What else do I need to know?

Canyon Code of Ethics and looking after the environment

Always check with the National Parks and Wildlife Services for park closures and safety updates and NPWS Canyon Code of Ethics.

Group Sizes

The ideal canyoning group size is 4-6 people. If there is an accident in the group it is a good idea to be able to leave one person to help with the injured member of the party while some others can go and seek assistance. Large groups often have a negative impact on the environment by trampling sensative vegetation, and can move very slowly through trickier sections of the canyon (for example when there are multiple consecutive abseils). The NSW National Parks and Wildlife Service also have guidelines for maximum canyoning group sizes.

Canyoning Equipment

Equipment can be purchased from many retailers throughout Australia. Equipment required varies depending on the particular canyon adventure you choose, but may include ropes (various lengths, diameters and types are available), a harness, helmet, wetsuit, descender (a figure 8, tubular device, “rap rack”, or many others), ascenders (prussiks or mechanical devices), backpack, drybag, floatation device (lilo, inflatable airbed, PFD/lifejacket or other), anchoring equipment (camming devices, passive jamming devices, bolt plates, slings and much else), whistle, emergency shelter, comprehensive first aid kit, fire starting equipment, fuel stove, billy, torch (and spare!), wetsuit, good footwear (shoes that can get wet and thick warm socks), food, spare warm clothing, a map and compass, emergency communications device (PLB/EPIRB or other) and much more! Talk to an experienced canyoner about what equipment they would recommend.

Trip Intentions Form 

You should always let someone know where you are going whenever you go out in the bush in the Mt Wilson and Mt Irvine area. If you plan on doing an extended bushwalk or canyon it is worth leaving a more detailed plan of your trip with a trusted friend.

A trip intentions form is a great way of doing this and should have as a minimum the following information:

  • Location(s) where vehicle(s) will be parked and vehicle(s) make, model and registration
  • Location where walk will start (including name of map and grid reference)
  • Time and date when walk will start
  • A description of the planned route
  • Location where walk will finish (including name of map and grid reference)
  • Time and date when walk is intended to finish
  • Names, phone numbers and emergency contact details for each member in the group
  • A list of the critical equipment that the group will be carrying (for example maps,compass, first aid kit, food, water, warm clothing, tents/shelter, sleeping bags, fire starters, fuel stoves, whistles, ropes, communications devices, emergency beacons, any other)
  • And finally, instructions of what to do if you do not return as intended.
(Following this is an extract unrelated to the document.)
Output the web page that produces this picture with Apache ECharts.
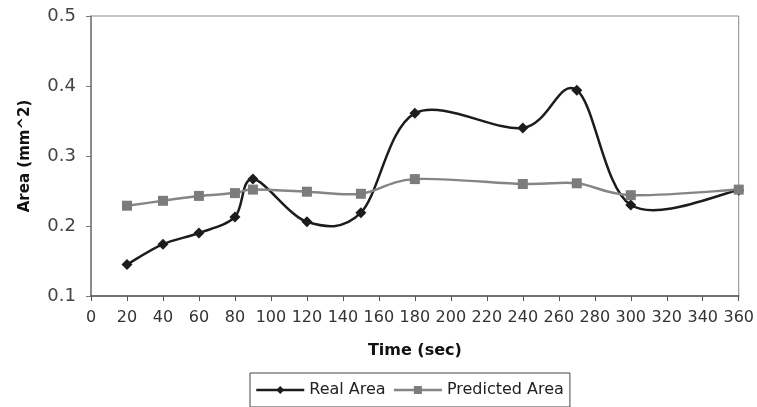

For example: “If the group has not returned or contacted you by (time) on (day/date) then please contact (person) on (number) and give them these details”.
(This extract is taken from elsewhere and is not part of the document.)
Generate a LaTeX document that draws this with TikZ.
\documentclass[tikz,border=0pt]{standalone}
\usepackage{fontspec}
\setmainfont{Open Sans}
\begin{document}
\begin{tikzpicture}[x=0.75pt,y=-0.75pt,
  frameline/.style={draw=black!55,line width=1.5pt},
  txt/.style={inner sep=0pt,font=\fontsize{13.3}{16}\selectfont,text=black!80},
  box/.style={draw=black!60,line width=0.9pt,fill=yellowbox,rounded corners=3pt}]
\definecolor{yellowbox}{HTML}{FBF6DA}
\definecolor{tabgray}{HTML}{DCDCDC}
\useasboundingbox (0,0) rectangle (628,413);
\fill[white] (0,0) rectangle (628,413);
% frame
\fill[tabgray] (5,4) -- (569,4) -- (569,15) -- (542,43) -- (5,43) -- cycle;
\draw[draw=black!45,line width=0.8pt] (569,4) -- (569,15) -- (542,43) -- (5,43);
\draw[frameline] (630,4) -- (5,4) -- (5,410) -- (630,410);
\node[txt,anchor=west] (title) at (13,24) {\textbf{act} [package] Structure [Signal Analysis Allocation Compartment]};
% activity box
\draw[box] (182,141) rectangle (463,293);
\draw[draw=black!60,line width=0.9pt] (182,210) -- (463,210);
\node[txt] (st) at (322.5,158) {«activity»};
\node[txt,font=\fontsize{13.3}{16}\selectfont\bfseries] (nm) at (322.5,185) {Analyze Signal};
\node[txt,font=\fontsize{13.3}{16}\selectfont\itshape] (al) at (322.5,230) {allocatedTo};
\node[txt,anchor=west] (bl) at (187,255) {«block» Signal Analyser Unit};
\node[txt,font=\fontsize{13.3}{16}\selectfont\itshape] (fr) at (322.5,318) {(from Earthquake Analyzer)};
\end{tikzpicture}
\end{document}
Phone Reception, Communications and other Electronic Devices

There is generally no phone reception in canyons. Further, phone reception on the majority of bushwalks in the Mt Wilson area could be best described as patchy, poor or non-existent. Due to the cliff environment, Satellite phones, UHF and most other radio or communication devices perform poorly in canyons too. GPS navigation systems also only work intermittently in canyons and so should not be relied upon, all parties should have someone in the group who is carrying and knows how to use a map and compass.

The Blue Mountains Police in conjunction with the NSW National Parks and Wildlife Service provide free Personal Locator Beacon (PLB) hire through their Think Before you Trek initiative. To find out more go to the Think Before you Trek website.

Rescues

For all emergencies use a personal locator beacon or call 000 (triple zero), but please remember you will probably have no phone coverage unless one of you walks back to the Mt Wilson Fire Station.